Write out the data below exactly as given, without any of its pictures.

[START OF DATASET CONTENT]

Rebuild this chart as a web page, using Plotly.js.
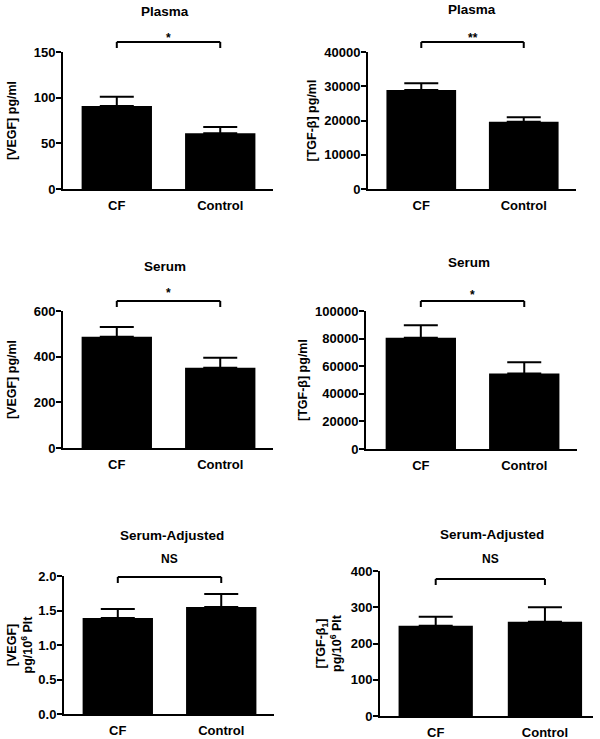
<!DOCTYPE html>
<html><head><meta charset="utf-8">
<script src="https://cdn.plot.ly/plotly-3.0.1.min.js"></script>
<style>html,body{margin:0;padding:0;background:#fff}#chart{width:600px;height:739px}</style>
</head><body><div id="chart"></div>
<script>
// ---- data ----
const categories = ['CF', 'Control'];
const plasmaVegf = [91, 61];
const plasmaVegfSem = [10, 7];
const plasmaTgf = [28900, 19650];
const plasmaTgfSem = [2000, 1300];
const serumVegf = [487, 351];
const serumVegfSem = [43, 44];
const serumTgf = [80700, 54700];
const serumTgfSem = [9000, 8200];
const adjVegf = [1.39, 1.55];
const adjVegfSem = [0.13, 0.19];
const adjTgf = [249, 260];
const adjTgfSem = [25, 40];
const sigLabels = ['*', '**', '*', '*', 'NS', 'NS'];
const panelTitles = ['Plasma', 'Plasma', 'Serum', 'Serum', 'Serum-Adjusted', 'Serum-Adjusted'];
const yTitles = ['[VEGF] pg/ml', '[TGF-β] pg/ml', '[VEGF] pg/ml', '[TGF-β] pg/ml',
  '[VEGF]<br>pg/10<sup>6</sup> Plt', '[TGF-β<sub>1</sub>]<br>pg/10<sup>6</sup> Plt'];
const yTicks = [[0, 50, 100, 150], [0, 10000, 20000, 30000, 40000], [0, 200, 400, 600],
  [0, 20000, 40000, 60000, 80000, 100000], [0, 0.5, 1, 1.5, 2], [0, 100, 200, 300, 400]];

// ---- layout geometry (px) ----
const W = 600, H = 739;
const FONT = 'Liberation Sans, Arial, Helvetica, sans-serif';
const panels = [
  {y: plasmaVegf, e: plasmaVegfSem, box: [63, 273, 52, 189], xr: [-0.52, 1.51], fmt: '.0f', br: 10, sOff: 4, tOff: 41, tdx: -4, stand: 14},
  {y: plasmaTgf, e: plasmaTgfSem, box: [368, 576, 52, 189], xr: [-0.52, 1.51], fmt: 'd', br: 10, sOff: 4, tOff: 43, tdx: -1, stand: 5},
  {y: serumVegf, e: serumVegfSem, box: [63, 273, 311, 448], xr: [-0.52, 1.51], fmt: '.0f', br: 10, sOff: 8, tOff: 45, tdx: -4, stand: 14},
  {y: serumTgf, e: serumTgfSem, box: [366, 577, 311, 449], xr: [-0.53, 1.51], fmt: 'd', br: 10, sOff: 6, tOff: 49, tdx: -4, stand: 5},
  {y: adjVegf, e: adjVegfSem, box: [64, 274, 576, 714], xr: [-0.52, 1.51], fmt: '.1f', br: -1, sOff: 18, tOff: 41, tdx: 2, stand: 3},
  {y: adjTgf, e: adjTgfSem, box: [380, 593, 571, 716], xr: [-0.51, 1.44], fmt: '.0f', br: -8, sOff: 20, tOff: 37, tdx: 2, stand: 6}
];

const data = [];
const layout = {
  width: W, height: H, margin: {l: 0, r: 0, t: 0, b: 0},
  paper_bgcolor: '#fff', plot_bgcolor: '#fff', showlegend: false,
  font: {family: FONT, color: '#000', size: 13, weight: 'bold'},
  shapes: [], annotations: []
};

panels.forEach((p, i) => {
  const n = i + 1;
  const xa = n === 1 ? 'x' : 'x' + n, ya = n === 1 ? 'y' : 'y' + n;
  const xk = n === 1 ? 'xaxis' : 'xaxis' + n, yk = n === 1 ? 'yaxis' : 'yaxis' + n;
  const [x0, x1, yTop, yBot] = p.box;
  const hpx = yBot - yTop;
  const ticks = yTicks[i];
  data.push({
    type: 'bar', x: categories, y: p.y, xaxis: xa, yaxis: ya, width: 0.68,
    marker: {color: '#000', line: {width: 0}},
    error_y: {type: 'data', symmetric: false, array: p.e, arrayminus: categories.map(() => 0),
      color: '#000', thickness: 2, width: 17},
    hoverinfo: 'skip'
  });
  layout[xk] = {
    domain: [x0 / W, x1 / W], anchor: ya, range: p.xr, type: 'category',
    showline: true, linecolor: '#000', linewidth: 2, ticks: '', showgrid: false, zeroline: false,
    tickfont: {family: FONT, size: 13, color: '#000', weight: 'bold'}, ticklabelstandoff: 3, fixedrange: true
  };
  layout[yk] = {
    domain: [1 - yBot / H, 1 - yTop / H], anchor: xa, range: [ticks[0], ticks[ticks.length - 1]],
    tickvals: ticks, tickformat: p.fmt,
    showline: true, linecolor: '#000', linewidth: 2, ticks: 'outside', ticklen: 5, tickwidth: 2, tickcolor: '#000',
    showgrid: false, zeroline: false, fixedrange: true, ticklabelstandoff: -2,
    tickfont: {family: FONT, size: 13, color: '#000', weight: 'bold'},
    title: {text: yTitles[i], standoff: p.stand, font: {family: FONT, size: 12.5, color: '#000', weight: 'bold'}}
  };
  // significance bracket
  const fx = c => (c - p.xr[0]) / (p.xr[1] - p.xr[0]);
  const yb = 1 + p.br / hpx, yt = yb - 6 / hpx;
  const xd = xa + ' domain', yd = ya + ' domain';
  const ln = {color: '#000', width: 2};
  layout.shapes.push({type: 'line', xref: xd, yref: yd, x0: fx(0), x1: fx(1), y0: yb, y1: yb, line: ln});
  layout.shapes.push({type: 'line', xref: xd, yref: yd, x0: fx(0), x1: fx(0), y0: yb, y1: yt, line: ln});
  layout.shapes.push({type: 'line', xref: xd, yref: yd, x0: fx(1), x1: fx(1), y0: yb, y1: yt, line: ln});
  layout.annotations.push({xref: xd, yref: yd, x: fx(0.5), y: yb, yanchor: 'middle', yshift: p.sOff,
    text: sigLabels[i], showarrow: false, font: {family: FONT, size: 12, color: '#000', weight: 'bold'}});
  layout.annotations.push({xref: xd, yref: yd, x: fx(0.5), y: 1, xshift: p.tdx, yanchor: 'middle', yshift: p.tOff,
    text: panelTitles[i], showarrow: false, font: {family: FONT, size: 13.5, color: '#000', weight: 'bold'}});
});

Plotly.newPlot('chart', data, layout, {staticPlot: true, displayModeBar: false});
</script>
</body></html>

[END OF DATASET CONTENT]

→ **SOLUTION TO THIS TASK**:
Rebuild this chart as a web page, using Plotly.js.
<!DOCTYPE html>
<html><head><meta charset="utf-8">
<script src="https://cdn.plot.ly/plotly-3.0.1.min.js"></script>
<style>html,body{margin:0;padding:0;background:#fff}#chart{width:600px;height:739px}</style>
</head><body><div id="chart"></div>
<script>
// ---- data ----
const categories = ['CF', 'Control'];
const plasmaVegf = [91, 61];
const plasmaVegfSem = [10, 7];
const plasmaTgf = [28900, 19650];
const plasmaTgfSem = [2000, 1300];
const serumVegf = [487, 351];
const serumVegfSem = [43, 44];
const serumTgf = [80700, 54700];
const serumTgfSem = [9000, 8200];
const adjVegf = [1.39, 1.55];
const adjVegfSem = [0.13, 0.19];
const adjTgf = [249, 260];
const adjTgfSem = [25, 40];
const sigLabels = ['*', '**', '*', '*', 'NS', 'NS'];
const panelTitles = ['Plasma', 'Plasma', 'Serum', 'Serum', 'Serum-Adjusted', 'Serum-Adjusted'];
const yTitles = ['[VEGF] pg/ml', '[TGF-β] pg/ml', '[VEGF] pg/ml', '[TGF-β] pg/ml',
  '[VEGF]<br>pg/10<sup>6</sup> Plt', '[TGF-β<sub>1</sub>]<br>pg/10<sup>6</sup> Plt'];
const yTicks = [[0, 50, 100, 150], [0, 10000, 20000, 30000, 40000], [0, 200, 400, 600],
  [0, 20000, 40000, 60000, 80000, 100000], [0, 0.5, 1, 1.5, 2], [0, 100, 200, 300, 400]];

// ---- layout geometry (px) ----
const W = 600, H = 739;
const FONT = 'Liberation Sans, Arial, Helvetica, sans-serif';
const panels = [
  {y: plasmaVegf, e: plasmaVegfSem, box: [63, 273, 52, 189], xr: [-0.52, 1.51], fmt: '.0f', br: 10, sOff: 4, tOff: 41, tdx: -4, stand: 14},
  {y: plasmaTgf, e: plasmaTgfSem, box: [368, 576, 52, 189], xr: [-0.52, 1.51], fmt: 'd', br: 10, sOff: 4, tOff: 43, tdx: -1, stand: 5},
  {y: serumVegf, e: serumVegfSem, box: [63, 273, 311, 448], xr: [-0.52, 1.51], fmt: '.0f', br: 10, sOff: 8, tOff: 45, tdx: -4, stand: 14},
  {y: serumTgf, e: serumTgfSem, box: [366, 577, 311, 449], xr: [-0.53, 1.51], fmt: 'd', br: 10, sOff: 6, tOff: 49, tdx: -4, stand: 5},
  {y: adjVegf, e: adjVegfSem, box: [64, 274, 576, 714], xr: [-0.52, 1.51], fmt: '.1f', br: -1, sOff: 18, tOff: 41, tdx: 2, stand: 3},
  {y: adjTgf, e: adjTgfSem, box: [380, 593, 571, 716], xr: [-0.51, 1.44], fmt: '.0f', br: -8, sOff: 20, tOff: 37, tdx: 2, stand: 6}
];

const data = [];
const layout = {
  width: W, height: H, margin: {l: 0, r: 0, t: 0, b: 0},
  paper_bgcolor: '#fff', plot_bgcolor: '#fff', showlegend: false,
  font: {family: FONT, color: '#000', size: 13, weight: 'bold'},
  shapes: [], annotations: []
};

panels.forEach((p, i) => {
  const n = i + 1;
  const xa = n === 1 ? 'x' : 'x' + n, ya = n === 1 ? 'y' : 'y' + n;
  const xk = n === 1 ? 'xaxis' : 'xaxis' + n, yk = n === 1 ? 'yaxis' : 'yaxis' + n;
  const [x0, x1, yTop, yBot] = p.box;
  const hpx = yBot - yTop;
  const ticks = yTicks[i];
  data.push({
    type: 'bar', x: categories, y: p.y, xaxis: xa, yaxis: ya, width: 0.68,
    marker: {color: '#000', line: {width: 0}},
    error_y: {type: 'data', symmetric: false, array: p.e, arrayminus: categories.map(() => 0),
      color: '#000', thickness: 2, width: 17},
    hoverinfo: 'skip'
  });
  layout[xk] = {
    domain: [x0 / W, x1 / W], anchor: ya, range: p.xr, type: 'category',
    showline: true, linecolor: '#000', linewidth: 2, ticks: '', showgrid: false, zeroline: false,
    tickfont: {family: FONT, size: 13, color: '#000', weight: 'bold'}, ticklabelstandoff: 3, fixedrange: true
  };
  layout[yk] = {
    domain: [1 - yBot / H, 1 - yTop / H], anchor: xa, range: [ticks[0], ticks[ticks.length - 1]],
    tickvals: ticks, tickformat: p.fmt,
    showline: true, linecolor: '#000', linewidth: 2, ticks: 'outside', ticklen: 5, tickwidth: 2, tickcolor: '#000',
    showgrid: false, zeroline: false, fixedrange: true, ticklabelstandoff: -2,
    tickfont: {family: FONT, size: 13, color: '#000', weight: 'bold'},
    title: {text: yTitles[i], standoff: p.stand, font: {family: FONT, size: 12.5, color: '#000', weight: 'bold'}}
  };
  // significance bracket
  const fx = c => (c - p.xr[0]) / (p.xr[1] - p.xr[0]);
  const yb = 1 + p.br / hpx, yt = yb - 6 / hpx;
  const xd = xa + ' domain', yd = ya + ' domain';
  const ln = {color: '#000', width: 2};
  layout.shapes.push({type: 'line', xref: xd, yref: yd, x0: fx(0), x1: fx(1), y0: yb, y1: yb, line: ln});
  layout.shapes.push({type: 'line', xref: xd, yref: yd, x0: fx(0), x1: fx(0), y0: yb, y1: yt, line: ln});
  layout.shapes.push({type: 'line', xref: xd, yref: yd, x0: fx(1), x1: fx(1), y0: yb, y1: yt, line: ln});
  layout.annotations.push({xref: xd, yref: yd, x: fx(0.5), y: yb, yanchor: 'middle', yshift: p.sOff,
    text: sigLabels[i], showarrow: false, font: {family: FONT, size: 12, color: '#000', weight: 'bold'}});
  layout.annotations.push({xref: xd, yref: yd, x: fx(0.5), y: 1, xshift: p.tdx, yanchor: 'middle', yshift: p.tOff,
    text: panelTitles[i], showarrow: false, font: {family: FONT, size: 13.5, color: '#000', weight: 'bold'}});
});

Plotly.newPlot('chart', data, layout, {staticPlot: true, displayModeBar: false});
</script>
</body></html>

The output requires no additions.